Remember…Always use the price you want to charge one day as your regular price and make the actual price you are charging, a special price for a holiday, a season, etc. For instance: Regular Price, $600.00, Spring Special, $399.00. Always place an expiration on this special. You need to have a Call-To-Action. Got it???
Struggles for Permanent Makeup Practitioners #3
My client has crooked eyebrows that keep moving up and down when she speaks.
My response…This is an easy one. Have her give you a big smile and take her picture. Show it to her and tell her this is where her permanent brows will be placed because it is when she focuses on something her brows go up. You would never want to place them there.
Struggles for Permanent Makeup Practitioners #4
I am not sure how much time to schedule for a permanent makeup procedure for a new client.
My Response…It is so imperative that you have more than enough time to do a procedure. This reduces your stress level and your client’s as well.
In the beginning, we suggest 3 hours for a permanent eyeliner procedure. This is from beginning to end. You can even have them come in 15 minutes early to apply your topical anesthetics. Do not rush!
If you are charging $400.00 and allow yourself a 2-hour time frame for her touch up in 6-weeks, you will still have earned, $80.00 per hour, less your set up costs.
I say 3-hours, in the event you get a person that tears, twitches, sneezes, has little deep-set eyes (they take longer) wants a larger eyeliner, etc. you just don’t know. It’s like a box of unmarked chocolates! You never know what you are going to get! Allow the time and enjoy any extra you have with your client. This would be a good time to draw her brows or other procedures on and show her your entire bag of tricks.
Remember, do not schedule eyeliner procedures past 1:00 pm. You will find your clients do not have the sustenance to be as tolerant as they would be in the am.
Struggles for Permanent Makeup Practitioners #5
My client draws her lips on way outside her natural lips or vermillion border. What do I do?
My Response…We have sent women home when they insisted this is what they wanted and the only way they wanted their lips to appear. It would be hideous, and you would not want your name on it.
However, let me say, this! Older women lose their vermillion border. It flattens out. You can cheat a bit on them, and it won’t look contrived. But you can only cheat a little bit.
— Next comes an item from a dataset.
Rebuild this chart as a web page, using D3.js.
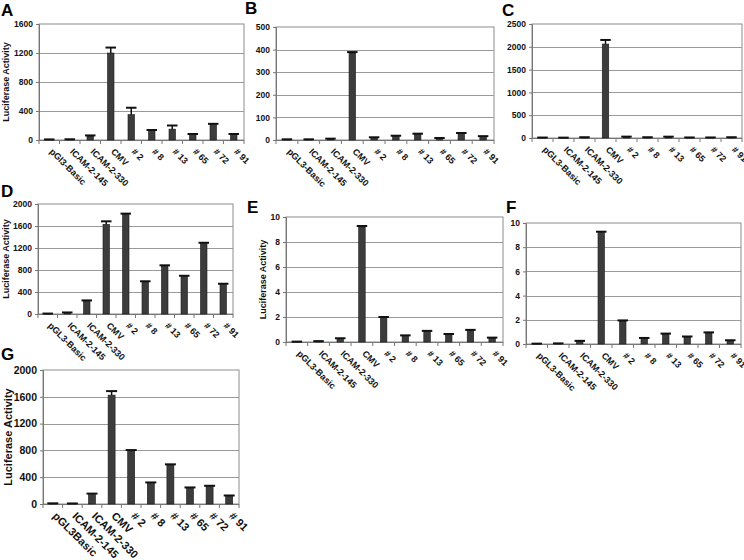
<!DOCTYPE html>
<html>
<head>
<meta charset="utf-8">
<script src="https://cdn.jsdelivr.net/npm/d3@7"></script>
<style>
  body { margin: 0; background: #fff; }
  svg { display: block; font-family: "Liberation Sans", Arial, sans-serif; }
</style>
</head>
<body>
<svg id="fig" width="744" height="560"></svg>
<script>
// categories
var labelsA = ['pGl3-Basic', 'ICAM-2-145', 'ICAM-2-330', 'CMV', '# 2', '# 8', '# 13', '# 65', '# 72', '# 91'];
var labelsStd = ['pGL3-Basic', 'ICAM-2-145', 'ICAM-2-330', 'CMV', '# 2', '# 8', '# 13', '# 65', '# 72', '# 91'];
var labelsG = ['pGL3Basic', 'ICAM-2-145', 'ICAM-2-330', 'CMV', '# 2', '# 8', '# 13', '# 65', '# 72', '# 91'];

// values and upper error
var valuesA = [8, 10, 55, 1200, 350, 130, 150, 75, 215, 75];
var errorsA = [0, 0, 8, 75, 95, 8, 50, 8, 8, 8];
var valuesB = [3, 3, 5, 385, 10, 17, 25, 7, 28, 15];
var errorsB = [0, 0, 1, 4, 2, 2, 3, 2, 3, 2];
var valuesC = [10, 8, 15, 2060, 25, 15, 25, 10, 10, 15];
var errorsC = [0, 0, 2, 90, 5, 2, 4, 2, 2, 2];
var valuesD = [8, 25, 235, 1630, 1810, 580, 870, 680, 1280, 535];
var errorsD = [0, 3, 12, 55, 15, 15, 15, 15, 15, 15];
var valuesE = [0.03, 0.06, 0.27, 9.2, 1.95, 0.5, 0.85, 0.6, 0.93, 0.32];
var errorsE = [0, 0.01, 0.03, 0.08, 0.05, 0.03, 0.04, 0.04, 0.04, 0.03];
var valuesF = [0.03, 0.04, 0.23, 9.2, 1.9, 0.47, 0.82, 0.58, 0.92, 0.28];
var errorsF = [0, 0.01, 0.03, 0.08, 0.05, 0.03, 0.04, 0.04, 0.04, 0.03];
var valuesG = [10, 8, 140, 1625, 785, 310, 580, 235, 260, 115];
var errorsG = [0, 0, 15, 60, 20, 12, 12, 12, 12, 12];

// y ticks
var ticksA = [0, 400, 800, 1200, 1600];
var ticksB = [0, 100, 200, 300, 400, 500];
var ticksC = [0, 500, 1000, 1500, 2000, 2500];
var ticksD = [0, 400, 800, 1200, 1600, 2000];
var ticksE = [0, 2, 4, 6, 8, 10];
var ticksF = [0, 2, 4, 6, 8, 10];
var ticksG = [0, 400, 800, 1200, 1600, 2000];

var panels = [
  {letter: 'A', labels: labelsA, values: valuesA, errors: errorsA, ticks: ticksA,
   box: [39, 244, 24, 140], lx: 1, ly: 16, title: true, tx: 6, fs: 8.5},
  {letter: 'B', labels: labelsStd, values: valuesB, errors: errorsB, ticks: ticksB,
   box: [276, 494, 27, 140], lx: 245, ly: 14, title: false, fs: 8.5},
  {letter: 'C', labels: labelsStd, values: valuesC, errors: errorsC, ticks: ticksC,
   box: [532, 742, 24, 138], lx: 502, ly: 16, title: false, fs: 8.5},
  {letter: 'D', labels: labelsStd, values: valuesD, errors: errorsD, ticks: ticksD,
   box: [38, 233, 204, 314], lx: 1, ly: 197, title: true, tx: 6, fs: 8.5},
  {letter: 'E', labels: labelsStd, values: valuesE, errors: errorsE, ticks: ticksE,
   box: [286, 503, 217, 342], lx: 247, ly: 213, title: true, tx: 263, fs: 8.5},
  {letter: 'F', labels: labelsStd, values: valuesF, errors: errorsF, ticks: ticksF,
   box: [526, 741, 223, 344], lx: 506, ly: 213, title: false, fs: 8.5},
  {letter: 'G', labels: labelsG, values: valuesG, errors: errorsG, ticks: ticksG,
   box: [43, 239, 370, 504], lx: 1, ly: 360, title: true, tx: 8, fs: 10.5}
];

var svg = d3.select('#fig');

panels.forEach(drawPanel);

function drawPanel(p) {
  var x0 = p.box[0], x1 = p.box[1], y0 = p.box[2], y1 = p.box[3];
  var g = svg.append('g');

  var x = d3.scaleBand().domain(p.labels).range([x0, x1]);
  var y = d3.scaleLinear().domain([0, d3.max(p.ticks)]).range([y1, y0]);
  var bw = p.fs > 9 ? 7 : 6.5;

  // frame
  g.append('rect')
    .attr('x', x0).attr('y', y0)
    .attr('width', x1 - x0).attr('height', y1 - y0)
    .attr('fill', '#fff').attr('stroke', '#8c8c8c').attr('stroke-width', 1);

  // grid
  g.selectAll('line.grid')
    .data(p.ticks.slice(1, -1))
    .enter().append('line')
    .attr('x1', x0).attr('x2', x1)
    .attr('y1', function(d) { return Math.round(y(d)) + 0.5; })
    .attr('y2', function(d) { return Math.round(y(d)) + 0.5; })
    .attr('stroke', '#9a9a9a').attr('stroke-width', 1);

  // y axis
  var ya = d3.axisLeft(y).tickValues(p.ticks).tickFormat(d3.format('d'))
    .tickSize(3).tickPadding(3);
  var yg = g.append('g').attr('transform', 'translate(' + x0 + ',0)').call(ya);
  yg.select('.domain').attr('stroke', '#777');
  yg.selectAll('.tick line').attr('stroke', '#777');
  yg.selectAll('text')
    .attr('font-size', p.fs).attr('font-weight', 'bold').attr('fill', '#111');

  // x axis: ticks at category boundaries
  var bounds = p.labels.map(function(d) { return x(d); }).concat([x1]);
  g.append('line')
    .attr('x1', x0).attr('x2', x1)
    .attr('y1', y1 + 0.5).attr('y2', y1 + 0.5)
    .attr('stroke', '#777');
  g.selectAll('line.xt')
    .data(bounds)
    .enter().append('line')
    .attr('x1', function(d) { return d; }).attr('x2', function(d) { return d; })
    .attr('y1', y1).attr('y2', y1 + 4)
    .attr('stroke', '#777');

  // bars
  var idx = d3.range(p.values.length);
  g.selectAll('rect.bar')
    .data(idx)
    .enter().append('rect')
    .attr('x', function(i) { return x(p.labels[i]) + x.bandwidth() / 2 - bw / 2; })
    .attr('y', function(i) { return y(p.values[i]); })
    .attr('width', bw)
    .attr('height', function(i) { return y1 - y(p.values[i]); })
    .attr('fill', '#3c3c3c').attr('stroke', '#1a1a1a').attr('stroke-width', 0.6);

  // error bars (upper only)
  var cap = bw + 4;
  idx.forEach(function(i) {
    var cx = x(p.labels[i]) + x.bandwidth() / 2;
    var top = y(p.values[i] + p.errors[i]);
    g.append('line')
      .attr('x1', cx).attr('x2', cx)
      .attr('y1', y(p.values[i])).attr('y2', top)
      .attr('stroke', '#111').attr('stroke-width', 1.5);
    g.append('line')
      .attr('x1', cx - cap / 2).attr('x2', cx + cap / 2)
      .attr('y1', top).attr('y2', top)
      .attr('stroke', '#111').attr('stroke-width', 2);
  });

  // x labels rotated 45
  g.selectAll('text.xl')
    .data(p.labels)
    .enter().append('text')
    .attr('transform', function(d) {
      return 'translate(' + (x(d) + x.bandwidth() / 2 + 2) + ',' + (y1 + 10) + ') rotate(45)';
    })
    .attr('font-size', p.fs + 0.5).attr('font-weight', 'bold').attr('fill', '#111')
    .attr('dy', '0.35em')
    .text(function(d) { return d; });

  // y title
  if (p.title) {
    g.append('text')
      .attr('transform', 'translate(' + p.tx + ',' + ((y0 + y1) / 2) + ') rotate(-90)')
      .attr('text-anchor', 'middle').attr('dy', '0.35em')
      .attr('font-size', p.fs + 0.5).attr('font-weight', 'bold').attr('fill', '#111')
      .text('Luciferase Activity');
  }

  // panel letter
  g.append('text')
    .attr('x', p.lx).attr('y', p.ly)
    .attr('font-size', 17).attr('font-weight', 'bold').attr('fill', '#000')
    .text(p.letter);
}
</script>
</body>
</html>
If they still have a vermillion border or have the help of injectables to give them one, then you can only come onto the crest of the border but not over it. I think of the vermillion border as a wave. I can ride up on the crest of that wave but never over that wave.
Remember, a millimeter on a lip is like a mile! Giving a woman a millimeter or two on her lips will give her a much more youthful look but giving her something extreme will make her appear contrived, unnatural and hardened.